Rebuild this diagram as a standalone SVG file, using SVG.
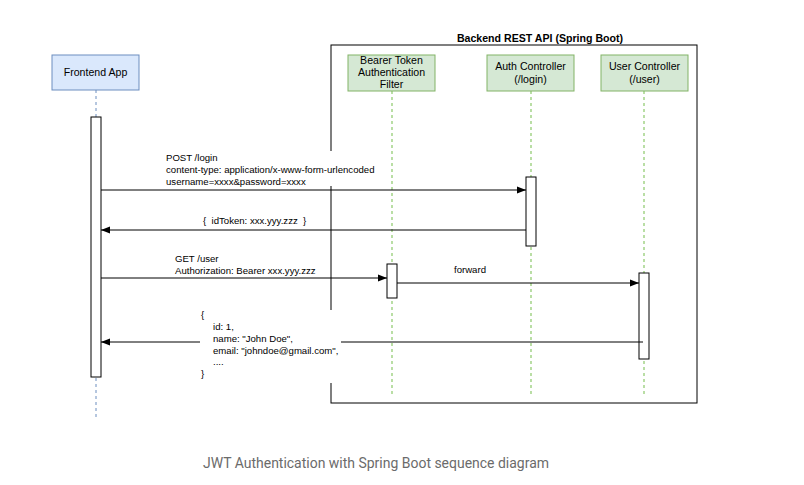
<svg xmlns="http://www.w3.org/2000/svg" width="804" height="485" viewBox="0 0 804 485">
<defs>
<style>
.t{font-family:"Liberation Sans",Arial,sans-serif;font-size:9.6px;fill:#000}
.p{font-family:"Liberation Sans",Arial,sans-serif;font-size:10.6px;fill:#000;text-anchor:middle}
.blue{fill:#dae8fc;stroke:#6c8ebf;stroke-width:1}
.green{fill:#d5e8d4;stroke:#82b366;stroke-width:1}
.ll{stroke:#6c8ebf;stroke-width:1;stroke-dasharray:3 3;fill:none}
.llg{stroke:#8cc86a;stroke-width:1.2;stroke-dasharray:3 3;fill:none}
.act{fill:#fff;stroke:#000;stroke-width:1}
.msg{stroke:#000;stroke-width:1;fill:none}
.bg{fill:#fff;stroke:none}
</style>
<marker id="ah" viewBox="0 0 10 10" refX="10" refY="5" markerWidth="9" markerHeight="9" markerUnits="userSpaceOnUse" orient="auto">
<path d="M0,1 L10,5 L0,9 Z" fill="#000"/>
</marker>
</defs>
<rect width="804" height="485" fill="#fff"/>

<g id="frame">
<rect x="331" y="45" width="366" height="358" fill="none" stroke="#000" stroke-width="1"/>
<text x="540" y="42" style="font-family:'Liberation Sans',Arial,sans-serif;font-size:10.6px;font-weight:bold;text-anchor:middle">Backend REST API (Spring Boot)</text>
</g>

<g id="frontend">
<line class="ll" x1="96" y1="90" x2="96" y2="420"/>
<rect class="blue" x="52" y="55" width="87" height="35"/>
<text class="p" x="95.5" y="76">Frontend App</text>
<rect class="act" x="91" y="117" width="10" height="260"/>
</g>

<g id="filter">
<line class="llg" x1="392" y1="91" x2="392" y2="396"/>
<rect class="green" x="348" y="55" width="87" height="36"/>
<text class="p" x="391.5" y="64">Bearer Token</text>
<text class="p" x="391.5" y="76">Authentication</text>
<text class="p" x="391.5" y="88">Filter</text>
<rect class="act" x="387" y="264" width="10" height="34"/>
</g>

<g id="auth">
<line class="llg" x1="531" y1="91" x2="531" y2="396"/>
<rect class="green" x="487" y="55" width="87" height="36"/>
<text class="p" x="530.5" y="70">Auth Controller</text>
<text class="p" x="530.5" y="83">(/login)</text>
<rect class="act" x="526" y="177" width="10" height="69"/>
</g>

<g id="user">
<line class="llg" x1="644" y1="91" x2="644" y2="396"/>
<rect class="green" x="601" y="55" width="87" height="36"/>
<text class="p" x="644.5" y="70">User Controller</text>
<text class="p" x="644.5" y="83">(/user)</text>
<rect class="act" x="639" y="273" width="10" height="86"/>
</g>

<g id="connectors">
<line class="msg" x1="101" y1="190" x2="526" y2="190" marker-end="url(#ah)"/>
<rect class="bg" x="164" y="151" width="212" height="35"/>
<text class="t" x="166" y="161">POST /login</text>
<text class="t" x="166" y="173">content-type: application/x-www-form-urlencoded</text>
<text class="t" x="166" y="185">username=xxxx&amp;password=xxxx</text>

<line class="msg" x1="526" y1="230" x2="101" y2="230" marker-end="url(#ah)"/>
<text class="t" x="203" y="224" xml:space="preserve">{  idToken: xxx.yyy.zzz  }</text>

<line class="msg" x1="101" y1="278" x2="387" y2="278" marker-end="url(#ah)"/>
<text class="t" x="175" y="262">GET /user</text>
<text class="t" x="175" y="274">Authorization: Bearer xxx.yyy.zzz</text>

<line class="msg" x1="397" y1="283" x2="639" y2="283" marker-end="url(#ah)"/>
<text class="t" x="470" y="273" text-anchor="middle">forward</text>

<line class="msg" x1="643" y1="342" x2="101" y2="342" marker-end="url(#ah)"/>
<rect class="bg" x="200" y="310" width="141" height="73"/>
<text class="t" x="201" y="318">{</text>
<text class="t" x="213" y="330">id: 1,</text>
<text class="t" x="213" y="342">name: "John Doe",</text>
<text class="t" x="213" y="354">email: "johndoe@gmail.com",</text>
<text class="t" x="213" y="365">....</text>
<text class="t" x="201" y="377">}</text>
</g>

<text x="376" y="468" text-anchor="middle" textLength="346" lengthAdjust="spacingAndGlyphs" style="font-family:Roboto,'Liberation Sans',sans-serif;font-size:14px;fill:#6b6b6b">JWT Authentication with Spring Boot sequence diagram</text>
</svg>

* **Work instructions**: Find the word "diagram" and list each line it appears in.

* **Expected answer**:
Rebuild this diagram as a standalone SVG file, using SVG.
<text x="376" y="468" text-anchor="middle" textLength="346" lengthAdjust="spacingAndGlyphs" style="font-family:Roboto,'Liberation Sans',sans-serif;font-size:14px;fill:#6b6b6b">JWT Authentication with Spring Boot sequence diagram</text>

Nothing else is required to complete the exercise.